----- Data provided

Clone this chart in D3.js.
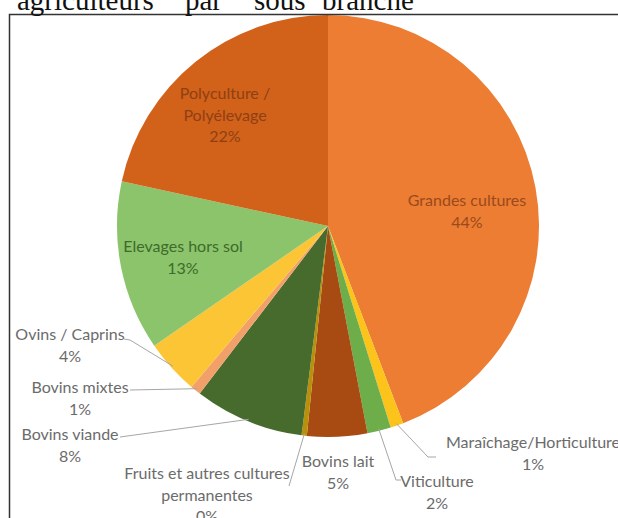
<!DOCTYPE html>
<html>
<head>
<meta charset="utf-8">
<script src="https://cdn.jsdelivr.net/npm/d3@7"></script>
<style>
  body { margin: 0; background: #fff; }
  svg { display: block; }
</style>
</head>
<body>
<div id="chart"></div>
<script>
// data, clockwise from 12 o'clock
const categories = [
    "Grandes cultures",
    "Maraîchage/Horticulture",
    "Viticulture",
    "Bovins lait",
    "Fruits et autres cultures\npermanentes",
    "Bovins viande",
    "Bovins mixtes",
    "Ovins / Caprins",
    "Elevages hors sol",
    "Polyculture /\nPolyélevage"
];
const values = [44.2, 1.0, 1.8, 4.6, 0.4, 8.4, 0.8, 4.2, 13.0, 21.6];

const colors = ["#EC7D33", "#FCC31A", "#6DAE4A", "#A84B12", "#B8900A",
                "#466B2C", "#F2A06A", "#FBC535", "#8BC46B", "#D2611A"];

// heading words (cropped line of the document above the chart)
const headingWords = ["agriculteurs", "par", "sous", "branche"];
const headingX = [17, 185, 254, 322];

// label placement (centre of first line) and leader points on the label side
const labelLayout = [
    { x: 467, y: 199, fill: "#9A4A1C" },
    { x: 533, y: 441, fill: "#6B6B6B", leader: [[436, 457], [428, 457]] },
    { x: 437, y: 480, fill: "#6B6B6B", leader: [[401, 480], [396, 480]] },
    { x: 338, y: 460, fill: "#6B6B6B" },
    { x: 207, y: 472, fill: "#6B6B6B", leader: [[289, 486]] },
    { x: 70, y: 433, fill: "#6B6B6B", leader: [[120, 437]] },
    { x: 80, y: 386, fill: "#6B6B6B", leader: [[130, 390]] },
    { x: 70, y: 333, fill: "#6B6B6B", leader: [[124, 339], [130, 340]] },
    { x: 183, y: 245, fill: "#3E6B2A" },
    { x: 225, y: 92, fill: "#8E4014" }
];

const width = 618;
const height = 518;
const cx = 328, cy = 226, r = 211;
const lineH = 21.5;

const svg = d3.select("#chart")
    .append("svg")
    .attr("width", width)
    .attr("height", height);

const pie = d3.pie().value(d => d).sort(null);
const arcs = pie(values);
const arc = d3.arc().innerRadius(0).outerRadius(r);
const rim = d3.arc().innerRadius(r - 2).outerRadius(r - 2);
const total = d3.sum(values);

const g = svg.append("g")
    .attr("transform", `translate(${cx},${cy})`);

g.selectAll("path")
    .data(arcs)
    .enter()
    .append("path")
    .attr("d", arc)
    .attr("fill", (d, i) => colors[i]);

// leader lines
const line = d3.line();
arcs.forEach((d, i) => {
    const lay = labelLayout[i];
    if (!lay.leader) return;
    const c = rim.centroid(d);
    const pts = lay.leader.concat([[cx + c[0], cy + c[1]]]);
    svg.append("path")
        .attr("d", line(pts))
        .attr("fill", "none")
        .attr("stroke", "#A6A6A6")
        .attr("stroke-width", 1);
});

// data labels
arcs.forEach((d, i) => {
    const lay = labelLayout[i];
    const lines = categories[i].split("\n")
        .concat([Math.round(d.value / total * 100) + "%"]);
    const t = svg.append("text")
        .attr("font-family", "Lato, 'Open Sans', sans-serif")
        .attr("font-size", 16)
        .attr("fill", lay.fill)
        .attr("text-anchor", "middle")
        .attr("dominant-baseline", "central");
    lines.forEach((s, k) => {
        t.append("tspan")
            .attr("x", lay.x)
            .attr("y", lay.y + k * lineH)
            .text(s);
    });
});

// page frame
svg.append("path")
    .attr("d", `M9.5,${height}V14.5H${width}`)
    .attr("fill", "none")
    .attr("stroke", "#333")
    .attr("stroke-width", 1.5);

// cropped heading from the document
svg.selectAll(".heading")
    .data(headingWords)
    .enter()
    .append("text")
    .attr("class", "heading")
    .attr("x", (d, i) => headingX[i])
    .attr("y", 10)
    .attr("font-family", "'Liberation Serif', serif")
    .attr("font-size", 29)
    .attr("fill", "#111")
    .text(d => d);
</script>
</body>
</html>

----------

* Requirement:
Copy the material above exactly and drop the pictures.

* Answer to this exercise:
Clone this chart in D3.js.
<!DOCTYPE html>
<html>
<head>
<meta charset="utf-8">
<script src="https://cdn.jsdelivr.net/npm/d3@7"></script>
<style>
  body { margin: 0; background: #fff; }
  svg { display: block; }
</style>
</head>
<body>
<div id="chart"></div>
<script>
// data, clockwise from 12 o'clock
const categories = [
    "Grandes cultures",
    "Maraîchage/Horticulture",
    "Viticulture",
    "Bovins lait",
    "Fruits et autres cultures\npermanentes",
    "Bovins viande",
    "Bovins mixtes",
    "Ovins / Caprins",
    "Elevages hors sol",
    "Polyculture /\nPolyélevage"
];
const values = [44.2, 1.0, 1.8, 4.6, 0.4, 8.4, 0.8, 4.2, 13.0, 21.6];

const colors = ["#EC7D33", "#FCC31A", "#6DAE4A", "#A84B12", "#B8900A",
                "#466B2C", "#F2A06A", "#FBC535", "#8BC46B", "#D2611A"];

// heading words (cropped line of the document above the chart)
const headingWords = ["agriculteurs", "par", "sous", "branche"];
const headingX = [17, 185, 254, 322];

// label placement (centre of first line) and leader points on the label side
const labelLayout = [
    { x: 467, y: 199, fill: "#9A4A1C" },
    { x: 533, y: 441, fill: "#6B6B6B", leader: [[436, 457], [428, 457]] },
    { x: 437, y: 480, fill: "#6B6B6B", leader: [[401, 480], [396, 480]] },
    { x: 338, y: 460, fill: "#6B6B6B" },
    { x: 207, y: 472, fill: "#6B6B6B", leader: [[289, 486]] },
    { x: 70, y: 433, fill: "#6B6B6B", leader: [[120, 437]] },
    { x: 80, y: 386, fill: "#6B6B6B", leader: [[130, 390]] },
    { x: 70, y: 333, fill: "#6B6B6B", leader: [[124, 339], [130, 340]] },
    { x: 183, y: 245, fill: "#3E6B2A" },
    { x: 225, y: 92, fill: "#8E4014" }
];

const width = 618;
const height = 518;
const cx = 328, cy = 226, r = 211;
const lineH = 21.5;

const svg = d3.select("#chart")
    .append("svg")
    .attr("width", width)
    .attr("height", height);

const pie = d3.pie().value(d => d).sort(null);
const arcs = pie(values);
const arc = d3.arc().innerRadius(0).outerRadius(r);
const rim = d3.arc().innerRadius(r - 2).outerRadius(r - 2);
const total = d3.sum(values);

const g = svg.append("g")
    .attr("transform", `translate(${cx},${cy})`);

g.selectAll("path")
    .data(arcs)
    .enter()
    .append("path")
    .attr("d", arc)
    .attr("fill", (d, i) => colors[i]);

// leader lines
const line = d3.line();
arcs.forEach((d, i) => {
    const lay = labelLayout[i];
    if (!lay.leader) return;
    const c = rim.centroid(d);
    const pts = lay.leader.concat([[cx + c[0], cy + c[1]]]);
    svg.append("path")
        .attr("d", line(pts))
        .attr("fill", "none")
        .attr("stroke", "#A6A6A6")
        .attr("stroke-width", 1);
});

// data labels
arcs.forEach((d, i) => {
    const lay = labelLayout[i];
    const lines = categories[i].split("\n")
        .concat([Math.round(d.value / total * 100) + "%"]);
    const t = svg.append("text")
        .attr("font-family", "Lato, 'Open Sans', sans-serif")
        .attr("font-size", 16)
        .attr("fill", lay.fill)
        .attr("text-anchor", "middle")
        .attr("dominant-baseline", "central");
    lines.forEach((s, k) => {
        t.append("tspan")
            .attr("x", lay.x)
            .attr("y", lay.y + k * lineH)
            .text(s);
    });
});

// page frame
svg.append("path")
    .attr("d", `M9.5,${height}V14.5H${width}`)
    .attr("fill", "none")
    .attr("stroke", "#333")
    .attr("stroke-width", 1.5);

// cropped heading from the document
svg.selectAll(".heading")
    .data(headingWords)
    .enter()
    .append("text")
    .attr("class", "heading")
    .attr("x", (d, i) => headingX[i])
    .attr("y", 10)
    .attr("font-family", "'Liberation Serif', serif")
    .attr("font-size", 29)
    .attr("fill", "#111")
    .text(d => d);
</script>
</body>
</html>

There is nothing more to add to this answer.